Taipei, Dec. 5 (CNA) Taiwan's Central Election Commission (CEC) on Tuesday published financial disclosures statements for all three presidential candidates and their running mates, while confirming their eligibility to contest the 2024 presidential election.

According to property declarations from the presidential candidates, Lai Ching-te (賴清德) of the ruling Democratic Progressive Party (DPP) has a plot of land and a property in Tainan, a Toyota car, a bank deposit with NT$2.15 million (US$68,000) and 13 life insurance savings policies, as well as a housing loan worth NT$13.86 million.

Meanwhile, Hou Yu-ih (侯友宜) of the main opposition Kuomintang (KMT) filed two plots of land and three properties in Taipei and Chiayi County, with bank savings of NT$39.58 million, bonds totaling NT$4.03 million, and three life insurance savings policies.

Ko Wen-je (柯文哲) of the smaller Taiwan People's Party (TPP) reported nine plots of land and six properties in Taipei, Hsinchu City, and Penghu County, with total bank deposits of NT$24.6 million, NT$950,000 worth of fund benefit certificates, and seven life insurance savings policies.

In terms of vice presidential candidates, the DPP's Hsiao Bi-khim (蕭美琴) reported one plot of land and seven properties in New Taipei, a Toyota and a Kuozui car, NT$15 million in bank deposits, benefit certificates valued at NT$2.7 million, five life insurance policies, and a housing loan of NT$1.69 million.

The KMT's Jaw Shau-kong (趙少康) filed three plots of land and 12 properties in Taipei and New Taipei, NT$79 million in bank deposits, stocks valued at NT$33.4 million and a housing loan of NT$47 million.

The TPP's Wu Hsin-ying (吳欣盈) owns one plot of land in New Taipei and a property in the United Kingdom, a Mini Cooper car, NT$2.5 million in bank deposits, securities valued at NT$36.71 million, a set of sapphire jewelry worth NT$8 million and two life insurance policies, while carrying a debt of NT$9.9 million.

Meanwhile, all candidates comply with national regulations, including citizenship requirements, to run in the Jan. 13 election, with none of them holding a foreign nationality.

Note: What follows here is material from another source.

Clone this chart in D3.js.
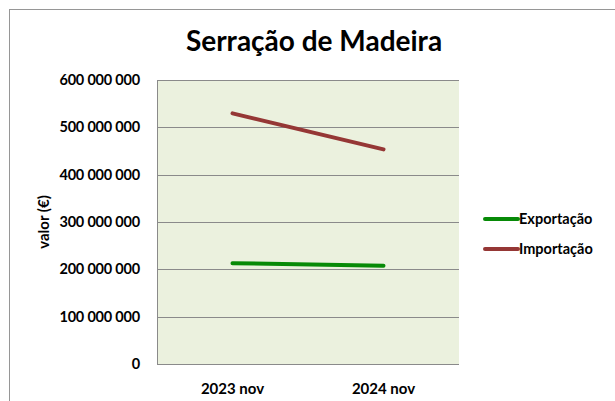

In addition, none of the candidates has ever lost or reapplied for restoration of Republic of China (ROC) nationality, according to the CEC, which will announce the official roster on Dec. 15.

In Taiwan, candidates for public office are not allowed to hold dual nationality, and people who are naturalized or who have had their citizenship restored after giving it up cannot legally hold office.

Wu was previously dogged by allegations that she had not relinquished her United States citizenship, while questions also arose over whether Hsiao, who was born in Japan and lived in the U.S. for some of her childhood, had always been an ROC citizen.